Loin de toute théorie du complot, la manipulation étrangère, bien que difficile à établir, existe bel et bien. Evidemment, la Tunisie n’est pas les Etats-Unis en pleine élection présidentielle lorsque des officines russes ont largement contribué à la défaite d’Hillary Clinton et l’accession de Donald Trump à la Maison-Blanche. Rarement une guerre d’influence à coups de fake news, de logiciels des plus performants, de robots et d’infiltrations humaines aura autant sévi dans une démocratie. En plein vote sur le Brexit, ou référendum en Catalogne, le Royaume-Uni et l’Espagne avaient reçu (de différentes sources) leurs lots de désinformation. Les pays arabes, notamment ceux du Golfe, n’en sont pas à l’abri, surtout avec la crise entretenue par l’Arabie saoudite et les Emirats contre le Qatar, la guerre au Yémen, l’intervention de l’Iran en Syrie et en Irak, et le rôle de la Turquie et ses attaques contre les Kurdes...

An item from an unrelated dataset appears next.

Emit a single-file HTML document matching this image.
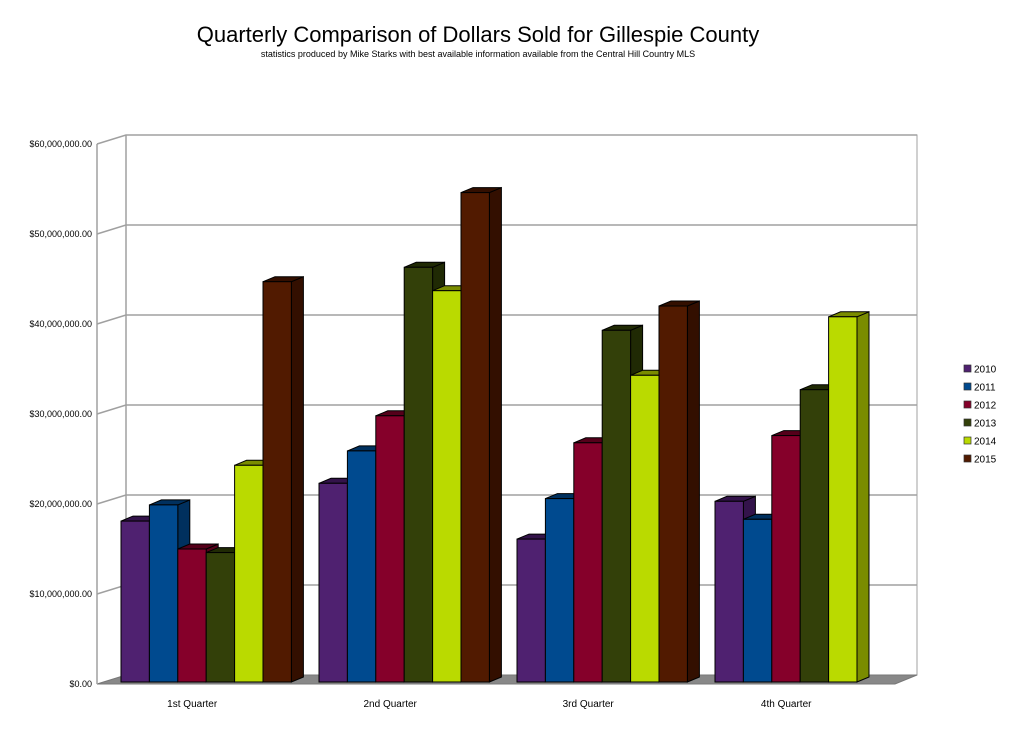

L’argent politique étranger qui avait coulé à flots en Tunisie dès janvier 2011 avait réservé de généreuses enveloppes aux médias conventionnels et émergents. Que de journaux, stations radio, chaînes TV et comptes Facebook créés alors! La plupart ont disparu ; leur mission étant terminée et leurs sources financières taries. «Ces médias, dotés d’armes de guerre - de défense et d’attaque - ont joué un rôle de premier plan dans tout ce qui s’est passé en Tunisie, estime un spécialiste de la communication politique. Toutes les batailles y étaient livrées. Leurs cimetières sont jonchés de cadavres. De cette horrible machine à tuer, les rescapés sont peu nombreux. Les chercheurs y trouveront une matière abondante et instructive pour retracer ce pan exceptionnel de l’histoire récente de la Tunisie.»

La jungle des barbares

«Les balles puantes étaient lancées de partout contre tous, explique à Leaders un politologue. Tout s’abat en coups de canon, grenades à fragmentations, bombes à retardement, mines cachées sous terre. Dans cette jungle peuplée de barbares, il suffit de montrer la tête pour se faire tirer dessus. C’est des professionnels !» Ils ne sont pas les seuls, des «imbéciles», comme les qualifie Umberto Ecco, s’épanchent sur les réseaux comme s’ils étaient attablés dans un bar. Le commérage du cercle des concierges s’invite lui aussi au bal des vilipendeurs.